## What is being asked
Print word for word the first line of the listing below and every line after it, through the line with "const FS = 23;". Leave out the pictures and the rest.

## Data excerpt
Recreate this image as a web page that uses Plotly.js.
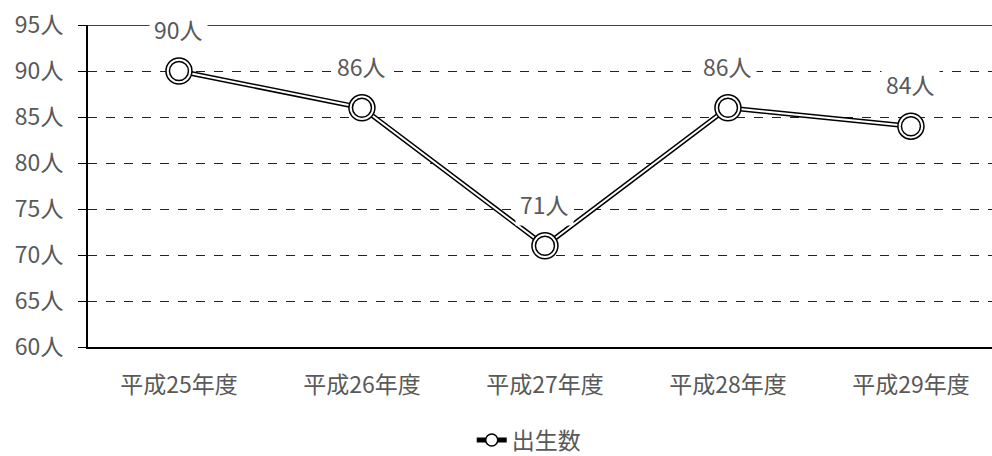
<!DOCTYPE html>
<html><head><meta charset="utf-8">
<script src="https://cdn.plot.ly/plotly-3.0.1.min.js"></script>
<style>html,body{margin:0;padding:0;background:#fff}#chart{width:992px;height:456px}</style>
</head><body><div id="chart"></div>
<script>
const categories = ['平成25年度','平成26年度','平成27年度','平成28年度','平成29年度'];
const births = [90, 86, 71, 86, 84];
const seriesName = '出生数';
const yTickVals = [60,65,70,75,80,85,90,95];
const yTickText = yTickVals.map(v => v + '人');
const labelText = births.map(v => v + '人');

const FONT = '"Noto Sans CJK JP", "Noto Sans", sans-serif';
const GRAY = '#595959';
const FS = 23;

const traces = [
  {x: categories, y: births, name: seriesName, mode: 'lines+markers', type: 'scatter',
   line: {color: '#000', width: 5}, marker: {size: 12, color: '#fff', line: {color: '#000', width: 1.5}},
   showlegend: true, hoverinfo: 'skip'},
  {x: categories, y: births, mode: 'lines', type: 'scatter',
   line: {color: '#fff', width: 2}, showlegend: false, hoverinfo: 'skip'},
  {x: categories, y: births, mode: 'markers', type: 'scatter',
   marker: {size: 26, color: '#fff', line: {color: '#000', width: 1.5}}, showlegend: false, hoverinfo: 'skip'},
  {x: categories, y: births, mode: 'markers', type: 'scatter',
   marker: {size: 19, color: '#fff', line: {color: '#000', width: 1.5}}, showlegend: false, hoverinfo: 'skip'}
];

const annotations = categories.map((c, i) => ({
  x: c, y: births[i], xref: 'x', yref: 'y', text: labelText[i], showarrow: false,
  yshift: 42, bgcolor: '#fff', borderpad: 4, font: {family: FONT, size: FS, color: GRAY}
}));

const layout = {
  width: 992, height: 456,
  margin: {l: 88, r: 0, t: 25, b: 109, autoexpand: false},
  paper_bgcolor: '#fff', plot_bgcolor: '#fff',
  font: {family: FONT, size: FS, color: GRAY},
  xaxis: {type: 'category', range: [-0.497, 4.443], showgrid: false, zeroline: false, automargin: false,
          showline: true, linecolor: '#000', linewidth: 2, ticks: '', ticklabelstandoff: 16,
          tickfont: {family: FONT, size: FS, color: GRAY}},
  yaxis: {range: [60, 95], tickvals: yTickVals, ticktext: yTickText, showgrid: true, automargin: false,
          gridcolor: '#222', griddash: 'dash', gridwidth: 1, zeroline: false,
          showline: true, linecolor: '#000', linewidth: 2, ticks: 'outside', ticklen: 8,
          tickcolor: '#000', ticklabelstandoff: 10, tickfont: {family: FONT, size: FS, color: GRAY}},
  shapes: [{type: 'line', xref: 'paper', yref: 'y', x0: -0.009, x1: 1, y0: 95, y1: 95,
            line: {color: '#000', width: 1.5}, layer: 'below'}],
  annotations: annotations,
  showlegend: true,
  legend: {orientation: 'h', x: 0.533, xanchor: 'center', xref: 'container', yref: 'container',
           y: 0.035, yanchor: 'middle',
           font: {family: FONT, size: FS, color: GRAY}, itemwidth: 30}
};

Plotly.newPlot('chart', traces, layout, {displayModeBar: false, staticPlot: true});
</script></body></html>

## Reply to the exercise
Recreate this image as a web page that uses Plotly.js.
<!DOCTYPE html>
<html><head><meta charset="utf-8">
<script src="https://cdn.plot.ly/plotly-3.0.1.min.js"></script>
<style>html,body{margin:0;padding:0;background:#fff}#chart{width:992px;height:456px}</style>
</head><body><div id="chart"></div>
<script>
const categories = ['平成25年度','平成26年度','平成27年度','平成28年度','平成29年度'];
const births = [90, 86, 71, 86, 84];
const seriesName = '出生数';
const yTickVals = [60,65,70,75,80,85,90,95];
const yTickText = yTickVals.map(v => v + '人');
const labelText = births.map(v => v + '人');

const FONT = '"Noto Sans CJK JP", "Noto Sans", sans-serif';
const GRAY = '#595959';
const FS = 23;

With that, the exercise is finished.